The massacre occurred amidst the massive wave of sectarian and ethnic bloodletting, fomented in 2007 by the US as part the “surge,” which forced hundreds of thousands of Iraqis to flee their homes in a matter of months, bringing to the total number of refugees produced by the US invasion to some 3.7 million.

The Obama administration, which prosecuted the case, has sought to spin the guilty verdict as an example of the US government’s supposed democratic values.

“This verdict is a resounding affirmation of the commitment of the American people to the rule of law, even in times of war,” US Attorney Ronald Machen said in an official statement. “Today’s verdict demonstrates the FBI’s dedication to investigating violations of US law no matter where they occur,” said top FBI official Andrew McCabe.

In reality, while the Blackwater mercenaries are guilty of horrendous crimes, these crimes flowed from the overarching crime: the illegal 2003 invasion of Iraq by the US government with the aim of extending its control over the oil-rich country.

For this crime, the entire political and military establishment stands guilty, and none of the principal architects have been prosecuted. This includes the top officials in the Bush administration: former president George W. Bush, former defense secretary Donald Rumsfeld, former vice president Dick Cheney and many others. The preparation and launching of the war of aggression was aided and abetted by Democrats and Republicans in the Congress, along with the mass media, which propagated the lies used to justify the war.

While shielding Bush-era war criminals from prosecution, the Obama administration has continued and extended the global program of war and violence of the US military. The invasions of Iraq and Afghanistan were followed by the war in Libya, the stoking of civil war in Syria, and a massive program of murder through drone warfare, with the populations of Yemen, Libya and Somalia subject to regular volleys of cruise missiles and laser guided-weapons.

Now the Obama administration has launched a new war in the Middle East, with troops returning to Iraq and preparations being put in place for a direct war in Syria.
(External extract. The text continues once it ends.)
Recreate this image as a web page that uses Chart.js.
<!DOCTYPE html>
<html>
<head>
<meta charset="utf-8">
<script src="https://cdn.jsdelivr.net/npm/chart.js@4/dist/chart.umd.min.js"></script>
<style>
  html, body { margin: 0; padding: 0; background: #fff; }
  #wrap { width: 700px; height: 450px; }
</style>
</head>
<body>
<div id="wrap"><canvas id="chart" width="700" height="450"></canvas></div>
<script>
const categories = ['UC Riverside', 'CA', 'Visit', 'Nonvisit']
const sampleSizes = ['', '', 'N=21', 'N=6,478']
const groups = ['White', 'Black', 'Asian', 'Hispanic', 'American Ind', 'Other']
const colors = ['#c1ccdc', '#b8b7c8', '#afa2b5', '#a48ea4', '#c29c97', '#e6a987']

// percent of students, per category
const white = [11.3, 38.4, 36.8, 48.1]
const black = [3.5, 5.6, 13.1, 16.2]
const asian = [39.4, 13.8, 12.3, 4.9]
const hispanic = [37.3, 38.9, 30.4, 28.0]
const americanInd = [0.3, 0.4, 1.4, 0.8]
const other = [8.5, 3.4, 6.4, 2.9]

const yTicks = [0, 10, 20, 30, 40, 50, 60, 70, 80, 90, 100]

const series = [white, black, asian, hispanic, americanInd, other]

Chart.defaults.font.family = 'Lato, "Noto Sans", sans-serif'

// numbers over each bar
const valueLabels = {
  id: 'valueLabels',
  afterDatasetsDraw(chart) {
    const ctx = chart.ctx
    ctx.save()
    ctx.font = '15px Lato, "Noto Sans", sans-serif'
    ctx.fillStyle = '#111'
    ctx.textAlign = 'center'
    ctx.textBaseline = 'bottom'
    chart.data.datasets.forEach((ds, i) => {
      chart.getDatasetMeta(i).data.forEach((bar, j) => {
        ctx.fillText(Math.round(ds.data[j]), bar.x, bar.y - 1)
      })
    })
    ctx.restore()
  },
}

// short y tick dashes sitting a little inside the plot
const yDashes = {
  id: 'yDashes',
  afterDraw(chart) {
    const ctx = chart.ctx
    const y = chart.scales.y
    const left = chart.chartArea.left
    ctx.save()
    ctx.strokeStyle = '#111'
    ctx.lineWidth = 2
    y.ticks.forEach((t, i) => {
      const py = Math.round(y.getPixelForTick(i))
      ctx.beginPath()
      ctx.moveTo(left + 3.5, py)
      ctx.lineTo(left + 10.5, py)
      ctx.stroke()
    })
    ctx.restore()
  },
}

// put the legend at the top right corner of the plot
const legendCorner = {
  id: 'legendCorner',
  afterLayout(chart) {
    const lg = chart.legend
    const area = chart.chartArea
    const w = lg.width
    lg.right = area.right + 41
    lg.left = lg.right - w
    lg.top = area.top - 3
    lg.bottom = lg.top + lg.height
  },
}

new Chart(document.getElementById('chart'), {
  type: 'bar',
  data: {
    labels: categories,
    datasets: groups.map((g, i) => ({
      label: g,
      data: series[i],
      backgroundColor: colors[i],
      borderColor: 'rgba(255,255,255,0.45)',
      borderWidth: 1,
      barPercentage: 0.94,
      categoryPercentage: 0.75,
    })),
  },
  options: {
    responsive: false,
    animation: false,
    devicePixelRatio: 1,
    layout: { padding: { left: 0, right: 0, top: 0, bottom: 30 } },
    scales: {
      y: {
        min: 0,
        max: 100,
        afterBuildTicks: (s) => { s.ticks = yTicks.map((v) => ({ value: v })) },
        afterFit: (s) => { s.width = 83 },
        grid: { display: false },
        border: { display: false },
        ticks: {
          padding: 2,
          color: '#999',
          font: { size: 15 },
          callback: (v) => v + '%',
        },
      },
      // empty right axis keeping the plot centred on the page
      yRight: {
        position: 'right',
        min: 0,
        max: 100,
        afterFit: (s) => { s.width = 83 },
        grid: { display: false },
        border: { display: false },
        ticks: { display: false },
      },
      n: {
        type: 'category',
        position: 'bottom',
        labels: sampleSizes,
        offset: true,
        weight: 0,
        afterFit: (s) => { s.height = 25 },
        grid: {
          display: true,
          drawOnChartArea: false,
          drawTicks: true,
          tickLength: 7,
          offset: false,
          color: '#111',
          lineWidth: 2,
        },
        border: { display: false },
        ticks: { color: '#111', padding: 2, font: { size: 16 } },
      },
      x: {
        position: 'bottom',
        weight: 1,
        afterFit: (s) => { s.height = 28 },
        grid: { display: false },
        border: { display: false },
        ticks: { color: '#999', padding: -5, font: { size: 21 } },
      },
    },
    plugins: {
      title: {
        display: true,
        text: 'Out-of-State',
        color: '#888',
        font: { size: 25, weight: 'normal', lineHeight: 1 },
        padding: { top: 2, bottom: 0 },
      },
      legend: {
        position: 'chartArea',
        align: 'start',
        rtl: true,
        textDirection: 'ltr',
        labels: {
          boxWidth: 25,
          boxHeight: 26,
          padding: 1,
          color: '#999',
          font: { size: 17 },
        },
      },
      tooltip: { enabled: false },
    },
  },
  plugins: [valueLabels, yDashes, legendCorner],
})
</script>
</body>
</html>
At the same time, the US military is increasingly turning its attention to larger threats to the interests of the American ruling class, including China and Russia.
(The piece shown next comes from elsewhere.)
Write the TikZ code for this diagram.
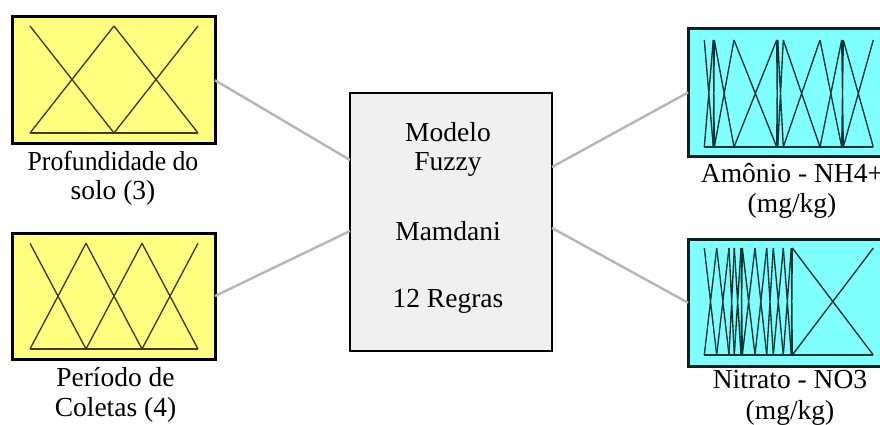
\documentclass[tikz,border=0pt]{standalone}
\usepackage{fontspec}
\setmainfont{Liberation Serif}
\usetikzlibrary{calc}

\definecolor{mfyellow}{RGB}{255,255,128}
\definecolor{mfcyan}{RGB}{128,255,255}
\definecolor{ctrfill}{RGB}{240,240,240}
\definecolor{linkgray}{RGB}{182,182,182}
\definecolor{mfolive}{RGB}{60,60,24}
\definecolor{mfteal}{RGB}{8,52,52}
\definecolor{tealborder}{RGB}{10,32,32}

\begin{document}
\begin{tikzpicture}[x=1pt,y=-1pt,
  inbox/.style={draw=black,line width=3pt,fill=mfyellow,inner sep=0pt,outer sep=0pt},
  outbox/.style={draw=tealborder,line width=3pt,fill=mfcyan,inner sep=0pt,outer sep=0pt},
  ctrbox/.style={draw=black,line width=1.4pt,fill=ctrfill,inner sep=0pt,outer sep=0pt,
    minimum width=202pt,minimum height=258pt},
  link/.style={draw=linkgray,line width=2.4pt},
  mfin/.style={draw=mfolive,line width=1.35pt},
  mfout/.style={draw=mfteal,line width=1.35pt},
  % anchor=base sits on the baseline of the last line
  lbl/.style={font=\fontsize{27.5}{29.5}\selectfont,align=center,inner sep=0pt,anchor=base},
]
\useasboundingbox (0,0) rectangle (880,425);
\clip (0,0) rectangle (880,425);
\fill[white] (0,0) rectangle (880,425);

% input and output variable boxes
\node[inbox,minimum width=203pt,minimum height=126.5pt] (prof) at (113.5,80.25) {};
\node[inbox,minimum width=203pt,minimum height=126pt] (per) at (113.5,296) {};
\node[outbox,minimum width=196pt,minimum height=127pt] (amon) at (786,92.5) {};
\node[outbox,minimum width=196pt,minimum height=126.5pt] (nitr) at (786,302.75) {};

% inference system
\node[ctrbox] (ctr) at (451,222) {};
\node[lbl] (ctrtext) at (448,307.5) {Modelo\\Fuzzy\\[40pt]Mamdani\\[38pt]12 Regras};

% connectors
\path[link] (prof.east) -- ($(ctr.north west)+(0,67)$);
\path[link] (per.east) -- ($(ctr.north west)+(0,138)$);
\path[link] ($(ctr.north east)+(0,74)$) -- (amon.west);
\path[link] ($(ctr.north east)+(0,135)$) -- (nitr.west);

% triangular membership functions: both diagonals over every interval between peaks
\foreach \a/\b in {30/114,114/198}
  \path[mfin] (\a,26) -- (\b,133) (\a,133) -- (\b,26);
\path[mfin] (30,133) -- (198,133);

\foreach \a/\b in {30/86,86/142,142/198}
  \path[mfin] (\a,243.3) -- (\b,349) (\a,349) -- (\b,243.3);
\path[mfin] (30,349) -- (198,349);

\foreach \a/\b in {704.3/713.3,713.3/714.3,714.3/734,734/776.7,776.7/777.7,777.7/783.3,
                   783.3/820,820/841.7,841.7/843.3,843.3/873.3}
  \path[mfout] (\a,40) -- (\b,147) (\a,147) -- (\b,40);
\path[mfout] (704.3,147) -- (873.3,147);

\foreach \a/\b in {704.3/716.7,716.7/729,729/734.3,734.3/741,741/742.3,742.3/755,
                   755/766.7,766.7/773.3,773.3/783.3,783.3/791.3,791.3/792.3,792.3/873.3}
  \path[mfout] (\a,248) -- (\b,355) (\a,355) -- (\b,248);
\path[mfout] (704.3,355) -- (873.3,355);

% variable labels
\node[lbl] (proflbl) at (113,199.5) {\scalebox{0.935}[1]{Profundidade do}\\solo (3)};
\node[lbl] (perlbl) at (115.5,416) {Período de\\Coletas (4)};
\node[lbl] (amonlbl) at (792,212) {Amônio - NH4+\\(mg/kg)};
\node[lbl, font=\fontsize{27.5}{31}\selectfont] (nitrlbl) at (790,419.5) {Nitrato - NO3\\(mg/kg)};
\end{tikzpicture}
\end{document}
The Blackwater verdict gives expression to growing popular revulsion against the neocolonial war policies of the government and the prominent role of fascistic mercenary forces. While the Justice Department brought the case, the verdict was undoubtedly received with a mixture of shock and apprehension by the Obama administration and the military.

Contrary to numerous reports in the corporate media portraying the convictions as a long-standing goal of US policy, in reality the military, political establishment and court system made strenuous efforts to protect the Blackwater agents from prosecution. The State Department granted the mercenaries partial immunity, and a federal judge dismissed the case against them in 2009 before it was later reinstated. The US also blocked efforts by Iraq to try the men in Baghdad.

Meanwhile, Blackwater, since renamed Xi and now Academi, remains a favored instrument of US foreign policy, with hundreds of its private gunmen serving as shock troops for the US-backed regime in Kiev in its terror war against the civilian population of east Ukraine. Supported by US intelligence, Blackwater operators have played a leadership role in the operations of neo-Nazi Right Sector militias and fascistic forces responsible for ongoing atrocities.